----- MATERIAL PROVIDED -----

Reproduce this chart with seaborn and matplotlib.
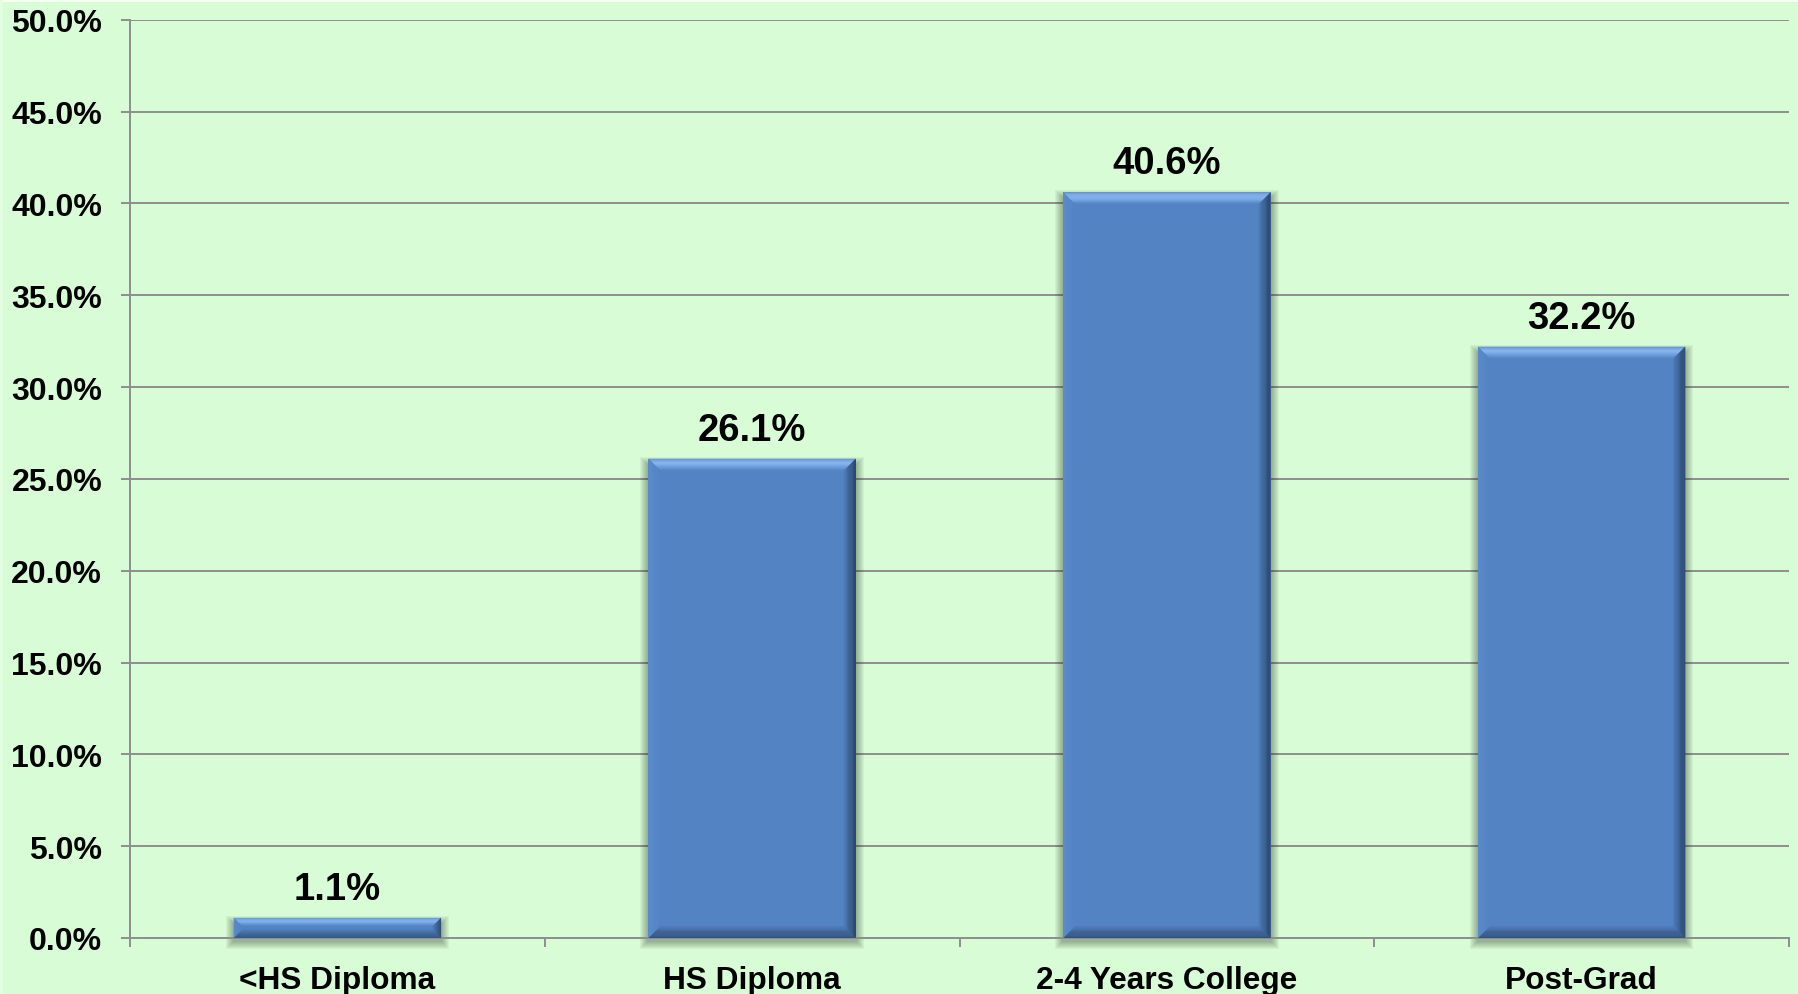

-----
----- MATERIAL PROVIDED -----

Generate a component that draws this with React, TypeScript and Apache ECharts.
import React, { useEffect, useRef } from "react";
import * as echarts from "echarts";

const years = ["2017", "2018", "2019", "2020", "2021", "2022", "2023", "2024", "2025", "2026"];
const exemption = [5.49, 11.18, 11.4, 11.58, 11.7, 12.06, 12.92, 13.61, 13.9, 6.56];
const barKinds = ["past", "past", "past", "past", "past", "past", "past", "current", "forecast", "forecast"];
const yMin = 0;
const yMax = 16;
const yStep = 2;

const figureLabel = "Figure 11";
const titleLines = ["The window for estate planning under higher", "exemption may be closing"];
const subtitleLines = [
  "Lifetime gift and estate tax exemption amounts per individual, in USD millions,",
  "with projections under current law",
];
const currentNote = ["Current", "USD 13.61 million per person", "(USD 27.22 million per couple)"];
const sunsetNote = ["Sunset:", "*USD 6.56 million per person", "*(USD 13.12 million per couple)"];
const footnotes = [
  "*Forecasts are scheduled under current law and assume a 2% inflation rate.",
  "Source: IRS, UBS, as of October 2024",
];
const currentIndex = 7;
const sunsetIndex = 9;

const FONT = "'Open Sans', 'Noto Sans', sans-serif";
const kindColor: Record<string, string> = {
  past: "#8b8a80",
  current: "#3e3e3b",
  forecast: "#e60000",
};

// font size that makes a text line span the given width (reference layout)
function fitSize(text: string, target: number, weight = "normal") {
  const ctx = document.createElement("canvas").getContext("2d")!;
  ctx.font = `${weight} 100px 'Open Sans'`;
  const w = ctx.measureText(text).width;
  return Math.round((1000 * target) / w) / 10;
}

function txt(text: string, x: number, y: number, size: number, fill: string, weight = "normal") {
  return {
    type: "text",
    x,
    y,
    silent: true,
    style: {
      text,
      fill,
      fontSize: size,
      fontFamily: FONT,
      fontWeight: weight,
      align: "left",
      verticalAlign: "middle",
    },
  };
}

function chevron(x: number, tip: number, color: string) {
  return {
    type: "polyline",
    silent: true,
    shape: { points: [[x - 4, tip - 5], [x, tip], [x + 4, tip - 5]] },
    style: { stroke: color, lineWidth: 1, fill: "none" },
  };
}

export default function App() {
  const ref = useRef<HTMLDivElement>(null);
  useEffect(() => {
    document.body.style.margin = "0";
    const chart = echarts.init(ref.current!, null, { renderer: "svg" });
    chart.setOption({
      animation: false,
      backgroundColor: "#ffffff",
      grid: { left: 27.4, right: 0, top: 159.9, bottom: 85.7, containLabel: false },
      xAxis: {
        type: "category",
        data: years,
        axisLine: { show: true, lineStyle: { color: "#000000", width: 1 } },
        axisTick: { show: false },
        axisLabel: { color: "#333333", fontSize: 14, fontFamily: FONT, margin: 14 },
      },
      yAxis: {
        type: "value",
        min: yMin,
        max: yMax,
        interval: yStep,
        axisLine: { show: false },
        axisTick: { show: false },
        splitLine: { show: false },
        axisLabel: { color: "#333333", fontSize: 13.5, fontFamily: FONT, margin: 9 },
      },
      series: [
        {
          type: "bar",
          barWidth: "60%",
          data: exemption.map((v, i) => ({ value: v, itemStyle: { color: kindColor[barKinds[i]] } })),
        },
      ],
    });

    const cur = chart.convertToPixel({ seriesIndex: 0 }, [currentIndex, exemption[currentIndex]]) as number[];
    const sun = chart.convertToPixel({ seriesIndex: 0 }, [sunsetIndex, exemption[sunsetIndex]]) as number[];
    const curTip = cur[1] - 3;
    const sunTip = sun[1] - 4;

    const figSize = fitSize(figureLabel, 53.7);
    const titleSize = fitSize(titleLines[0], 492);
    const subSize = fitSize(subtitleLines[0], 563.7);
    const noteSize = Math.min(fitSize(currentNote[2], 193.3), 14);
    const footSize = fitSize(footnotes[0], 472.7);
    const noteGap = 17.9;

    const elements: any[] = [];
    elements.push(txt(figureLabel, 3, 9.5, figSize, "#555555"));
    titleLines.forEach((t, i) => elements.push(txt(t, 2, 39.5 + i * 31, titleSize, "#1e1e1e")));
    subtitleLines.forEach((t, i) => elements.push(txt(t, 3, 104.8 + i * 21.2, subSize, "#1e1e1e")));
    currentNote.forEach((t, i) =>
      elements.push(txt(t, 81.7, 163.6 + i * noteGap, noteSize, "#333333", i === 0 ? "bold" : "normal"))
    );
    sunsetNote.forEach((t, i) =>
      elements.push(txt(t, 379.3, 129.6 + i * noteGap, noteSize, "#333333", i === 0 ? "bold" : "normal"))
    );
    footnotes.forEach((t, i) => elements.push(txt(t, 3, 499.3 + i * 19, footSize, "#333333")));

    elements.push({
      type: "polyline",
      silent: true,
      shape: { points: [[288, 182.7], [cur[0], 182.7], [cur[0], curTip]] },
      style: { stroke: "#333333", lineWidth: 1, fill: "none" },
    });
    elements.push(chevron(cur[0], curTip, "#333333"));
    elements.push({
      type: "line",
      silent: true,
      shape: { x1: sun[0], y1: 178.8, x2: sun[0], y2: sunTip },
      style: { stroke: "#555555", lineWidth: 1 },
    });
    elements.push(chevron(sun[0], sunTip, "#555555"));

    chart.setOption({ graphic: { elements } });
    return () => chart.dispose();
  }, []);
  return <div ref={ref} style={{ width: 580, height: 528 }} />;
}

-----
----- MATERIAL PROVIDED -----

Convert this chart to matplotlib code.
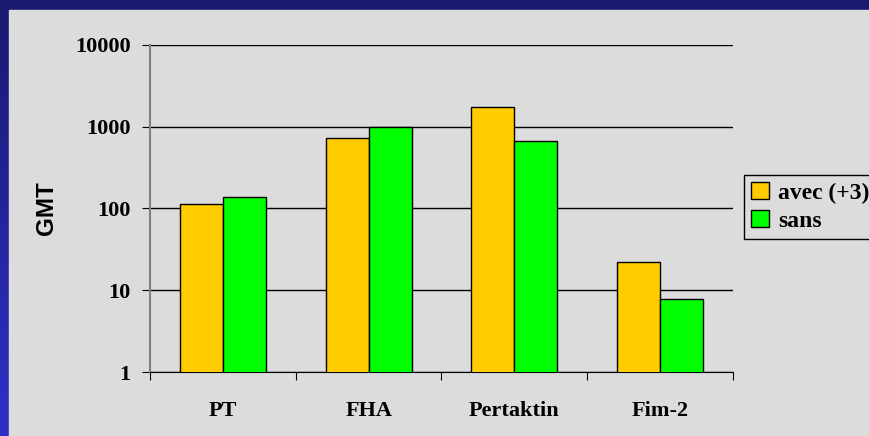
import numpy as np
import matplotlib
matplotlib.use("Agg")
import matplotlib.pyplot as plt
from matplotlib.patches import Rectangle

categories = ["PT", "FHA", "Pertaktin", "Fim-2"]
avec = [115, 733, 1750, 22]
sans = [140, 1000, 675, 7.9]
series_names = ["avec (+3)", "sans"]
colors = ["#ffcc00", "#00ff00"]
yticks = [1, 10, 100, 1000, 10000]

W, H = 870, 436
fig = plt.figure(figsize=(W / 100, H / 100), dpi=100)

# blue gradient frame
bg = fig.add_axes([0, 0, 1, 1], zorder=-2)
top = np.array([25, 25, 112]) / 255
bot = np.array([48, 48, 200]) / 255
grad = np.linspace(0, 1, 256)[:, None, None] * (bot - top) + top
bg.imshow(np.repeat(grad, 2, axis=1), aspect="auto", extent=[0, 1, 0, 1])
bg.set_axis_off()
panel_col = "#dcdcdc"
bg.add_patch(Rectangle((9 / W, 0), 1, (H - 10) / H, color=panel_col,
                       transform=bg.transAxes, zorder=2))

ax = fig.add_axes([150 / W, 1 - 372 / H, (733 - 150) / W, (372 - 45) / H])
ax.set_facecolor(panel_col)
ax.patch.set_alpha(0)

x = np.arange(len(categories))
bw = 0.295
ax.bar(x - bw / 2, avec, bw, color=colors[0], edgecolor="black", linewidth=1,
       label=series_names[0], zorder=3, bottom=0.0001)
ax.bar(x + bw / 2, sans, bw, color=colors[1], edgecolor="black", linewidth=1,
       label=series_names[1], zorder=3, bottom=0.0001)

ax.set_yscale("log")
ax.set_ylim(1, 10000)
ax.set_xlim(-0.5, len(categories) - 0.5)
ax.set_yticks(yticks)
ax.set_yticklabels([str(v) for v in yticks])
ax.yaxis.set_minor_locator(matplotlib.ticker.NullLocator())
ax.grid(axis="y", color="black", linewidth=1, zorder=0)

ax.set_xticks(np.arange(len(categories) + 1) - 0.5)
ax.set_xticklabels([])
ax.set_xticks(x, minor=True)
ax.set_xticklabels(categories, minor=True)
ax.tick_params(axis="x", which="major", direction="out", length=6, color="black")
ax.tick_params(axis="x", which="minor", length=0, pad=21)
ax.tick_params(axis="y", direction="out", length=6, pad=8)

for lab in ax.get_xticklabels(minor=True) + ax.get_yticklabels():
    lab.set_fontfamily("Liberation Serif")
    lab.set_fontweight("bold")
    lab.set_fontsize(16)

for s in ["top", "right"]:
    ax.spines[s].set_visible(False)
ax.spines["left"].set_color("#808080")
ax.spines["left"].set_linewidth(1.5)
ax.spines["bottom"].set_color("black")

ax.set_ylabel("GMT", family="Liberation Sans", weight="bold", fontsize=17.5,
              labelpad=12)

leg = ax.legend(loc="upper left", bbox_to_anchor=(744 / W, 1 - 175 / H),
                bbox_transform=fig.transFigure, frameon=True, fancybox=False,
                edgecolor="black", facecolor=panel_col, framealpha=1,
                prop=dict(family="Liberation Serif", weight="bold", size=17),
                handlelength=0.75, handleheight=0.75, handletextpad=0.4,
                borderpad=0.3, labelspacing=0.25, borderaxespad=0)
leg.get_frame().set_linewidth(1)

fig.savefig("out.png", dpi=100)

-----

- _WRITTEN PROBLEM_:
Exactly and only the lines from the line with "Convert this chart to matplotlib code." to the line with "from matplotlib.patches import Rectangle", both ends included, should be echoed. Do not carry over the pictures.

- _RESULT_:
Convert this chart to matplotlib code.
import numpy as np
import matplotlib
matplotlib.use("Agg")
import matplotlib.pyplot as plt
from matplotlib.patches import Rectangle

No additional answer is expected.